Dal 2021 sarà ancora più difficile emigrare nel Regno Unito. Dopo la fine della transizione della Brexit, infatti, non sarà possibile andare a lavorare in Gran Bretagna in caso di «bassa qualificazione» e scarsa conoscenza della lingua inglese. E ciò, ovviamente, riguarderà anche i cittadini dell’Unione Europea.

Questo modello è stato annunciato dal governo di Boris Johnson e illustrato da Priti Pratel, ministra dell’Interno.

Nel dettaglio, il visto di lavoro potrà essere concesso soltanto ai richiedenti che abbiano conseguito un minimo di 70 punti. Dieci o venti saranno assegnati solo a chi avrà un’offerta di lavoro da 25mila sterline all’anno in su, ovvero circa 28mila euro, in pratica almeno 2.300 euro al mese; in base a titoli di studio specifici, alla presenza di qualificazioni per settori con carenza occupazionale nel Regno Unito e alla conoscenza della lingua inglese tale da non trovarsi in difficoltà comunicative.

Si tratta del cosiddetto modello ‘australiano’, contestato dalle opposizioni perché scoraggerebbe del tutto l’immigrazione. Il Partito Laburista, ad esempio, ha chiesto di essere flessibili in settori strategici quali la sanità, dove i ruoli infermieristici sono coperti soprattutto da stranieri. Poi, c’è stata anche l’accusa di xenofobia da parte dei Liberaldemocratici.
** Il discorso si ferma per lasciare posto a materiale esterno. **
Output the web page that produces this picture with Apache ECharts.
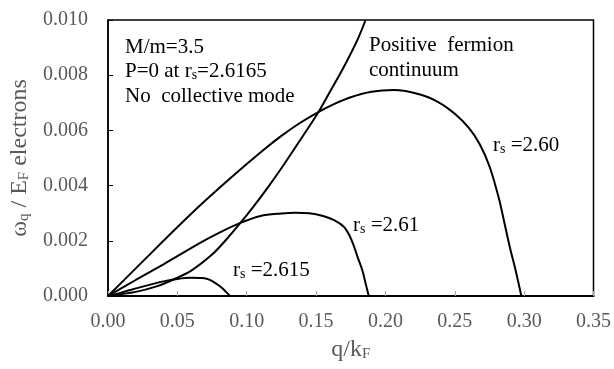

Questo modello, però, piace alla Confindustria britannica ma non del tutto perché ritiene che ci sia il rischio di reperire con difficoltà la forza lavoro. Come riposta, Pratel ha detto che gli imprenditori potranno avvalersi dei già oltre tre milioni cittadini dell’Unione Europea presenti nell’Isola, su cui non varranno le nuove regole. Infine, le aziende saranno costrette ad «abbandonare la ricerca del lavoro a basso costo» degli immigrati, investendo di più sull’automazione.